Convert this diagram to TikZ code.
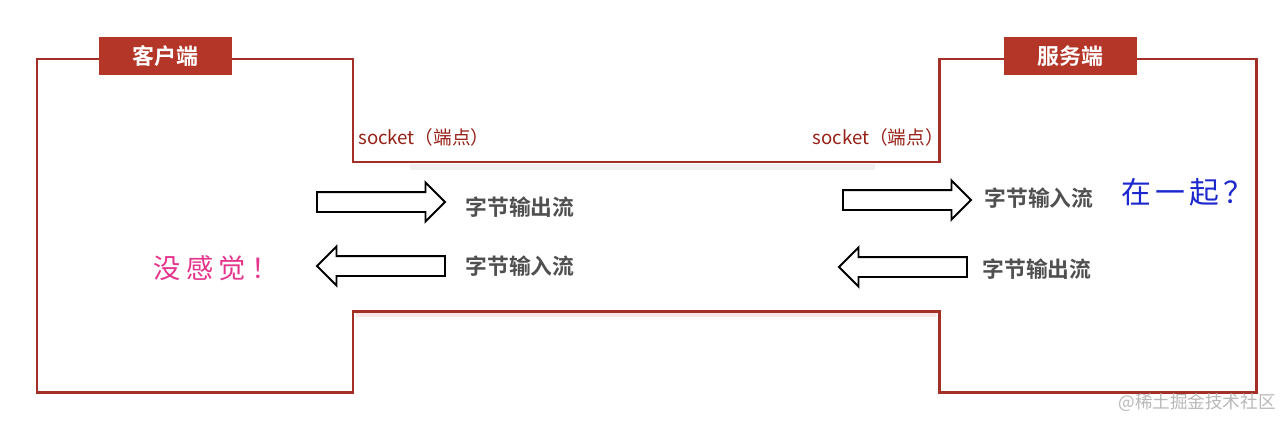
\documentclass[tikz,border=0pt]{standalone}
\usepackage{fontspec}
\setmainfont{Noto Sans CJK SC}[BoldFont={Noto Sans CJK SC Bold}]
\usetikzlibrary{shapes.arrows}
\definecolor{frameRed}{RGB}{163,48,38}
\definecolor{tagRed}{RGB}{180,54,40}
\definecolor{socketRed}{RGB}{150,32,22}
\definecolor{streamGray}{RGB}{80,80,80}
\definecolor{notePink}{RGB}{228,52,140}
\definecolor{noteBlue}{RGB}{28,40,205}
\tikzset{
	tagbox/.style={fill=tagRed, text=white, font=\fontsize{12.5}{14}\selectfont\bfseries, minimum width=2.66cm, minimum height=0.76cm, inner sep=0pt},
	blockarrow/.style={draw=black, line width=1.1pt, fill=white, single arrow, single arrow head extend=0.19cm, minimum height=2.56cm, inner sep=0.18cm, outer sep=0pt, anchor=tail},
	streamtext/.style={text=streamGray, font=\fontsize{12.4}{14}\selectfont\bfseries, inner sep=0pt},
	sockettext/.style={text=socketRed, font=\fontsize{10.6}{12}\selectfont, inner sep=0pt}
}

\begin{document}
\begin{tikzpicture}[x=0.02cm, y=-0.02cm]
			%%%%% START %%%%%
			\useasboundingbox (0, 0) rectangle (1285, 420);
			
			% faint shadows under the channel lines
			\draw[line width=3pt, gray!12] (410, 167) -- (875, 167);
			\draw[line width=2pt, red!10] (356, 315) -- (936, 315);
			
			% outline of client, channel and server
			\draw[line width=1.7pt, color=frameRed, line join=miter]
				(353, 162) -- (353, 59) -- (37, 59) -- (37, 392) -- (353, 392) -- (353, 311)
				-- (939, 311) -- (939, 392) -- (1256, 392) -- (1256, 59) -- (939, 59) -- (939, 162) -- cycle;
			
			\node[tagbox] (clientTag) at (165.5, 56) {客户端};
			\node[tagbox] (serverTag) at (1070.5, 56) {服务端};
			
			\node[sockettext, anchor=west] (clientSocket) at (358, 137) {socket（端点）};
			\node[sockettext, anchor=east] (serverSocket) at (944, 137) {socket（端点）};
			
			% client side streams
			\node[blockarrow] (outArrowC) at (317, 202) {};
			\node[blockarrow, shape border rotate=180] (inArrowC) at (445, 266) {};
			\node[streamtext] (outTextC) at (520, 207) {字节输出流};
			\node[streamtext] (inTextC) at (520, 266) {字节输入流};
			
			% server side streams
			\node[blockarrow] (inArrowS) at (843, 200) {};
			\node[blockarrow, shape border rotate=180] (outArrowS) at (967, 267) {};
			\node[streamtext] (inTextS) at (1039, 198) {字节输入流};
			\node[streamtext] (outTextS) at (1037, 269) {字节输出流};
			
			\node[text=notePink, font=\fontsize{15.5}{17}\selectfont\addfontfeature{LetterSpace=20}] (clientNote) at (216, 268) {没感觉！};
			\node[text=noteBlue, font=\fontsize{17}{19}\selectfont\addfontfeature{LetterSpace=14}] (serverNote) at (1187, 192) {在一起？};
			
			\node[text=black!28, font=\fontsize{10}{12}\selectfont, inner sep=0pt] (markText) at (1197, 403) {@稀土掘金技术社区};
			
			%%%%% END %%%%%
\end{tikzpicture}
\end{document}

> Work to do: Give an exact copy of the material, leaving out every picture.

> Exercise output:
Convert this diagram to TikZ code.
\documentclass[tikz,border=0pt]{standalone}
\usepackage{fontspec}
\setmainfont{Noto Sans CJK SC}[BoldFont={Noto Sans CJK SC Bold}]
\usetikzlibrary{shapes.arrows}
\definecolor{frameRed}{RGB}{163,48,38}
\definecolor{tagRed}{RGB}{180,54,40}
\definecolor{socketRed}{RGB}{150,32,22}
\definecolor{streamGray}{RGB}{80,80,80}
\definecolor{notePink}{RGB}{228,52,140}
\definecolor{noteBlue}{RGB}{28,40,205}
\tikzset{
	tagbox/.style={fill=tagRed, text=white, font=\fontsize{12.5}{14}\selectfont\bfseries, minimum width=2.66cm, minimum height=0.76cm, inner sep=0pt},
	blockarrow/.style={draw=black, line width=1.1pt, fill=white, single arrow, single arrow head extend=0.19cm, minimum height=2.56cm, inner sep=0.18cm, outer sep=0pt, anchor=tail},
	streamtext/.style={text=streamGray, font=\fontsize{12.4}{14}\selectfont\bfseries, inner sep=0pt},
	sockettext/.style={text=socketRed, font=\fontsize{10.6}{12}\selectfont, inner sep=0pt}
}

\begin{document}
\begin{tikzpicture}[x=0.02cm, y=-0.02cm]
			%%%%% START %%%%%
			\useasboundingbox (0, 0) rectangle (1285, 420);
			
			% faint shadows under the channel lines
			\draw[line width=3pt, gray!12] (410, 167) -- (875, 167);
			\draw[line width=2pt, red!10] (356, 315) -- (936, 315);
			
			% outline of client, channel and server
			\draw[line width=1.7pt, color=frameRed, line join=miter]
				(353, 162) -- (353, 59) -- (37, 59) -- (37, 392) -- (353, 392) -- (353, 311)
				-- (939, 311) -- (939, 392) -- (1256, 392) -- (1256, 59) -- (939, 59) -- (939, 162) -- cycle;
			
			\node[tagbox] (clientTag) at (165.5, 56) {客户端};
			\node[tagbox] (serverTag) at (1070.5, 56) {服务端};
			
			\node[sockettext, anchor=west] (clientSocket) at (358, 137) {socket（端点）};
			\node[sockettext, anchor=east] (serverSocket) at (944, 137) {socket（端点）};
			
			% client side streams
			\node[blockarrow] (outArrowC) at (317, 202) {};
			\node[blockarrow, shape border rotate=180] (inArrowC) at (445, 266) {};
			\node[streamtext] (outTextC) at (520, 207) {字节输出流};
			\node[streamtext] (inTextC) at (520, 266) {字节输入流};
			
			% server side streams
			\node[blockarrow] (inArrowS) at (843, 200) {};
			\node[blockarrow, shape border rotate=180] (outArrowS) at (967, 267) {};
			\node[streamtext] (inTextS) at (1039, 198) {字节输入流};
			\node[streamtext] (outTextS) at (1037, 269) {字节输出流};
			
			\node[text=notePink, font=\fontsize{15.5}{17}\selectfont\addfontfeature{LetterSpace=20}] (clientNote) at (216, 268) {没感觉！};
			\node[text=noteBlue, font=\fontsize{17}{19}\selectfont\addfontfeature{LetterSpace=14}] (serverNote) at (1187, 192) {在一起？};
			
			\node[text=black!28, font=\fontsize{10}{12}\selectfont, inner sep=0pt] (markText) at (1197, 403) {@稀土掘金技术社区};
			
			%%%%% END %%%%%
\end{tikzpicture}
\end{document}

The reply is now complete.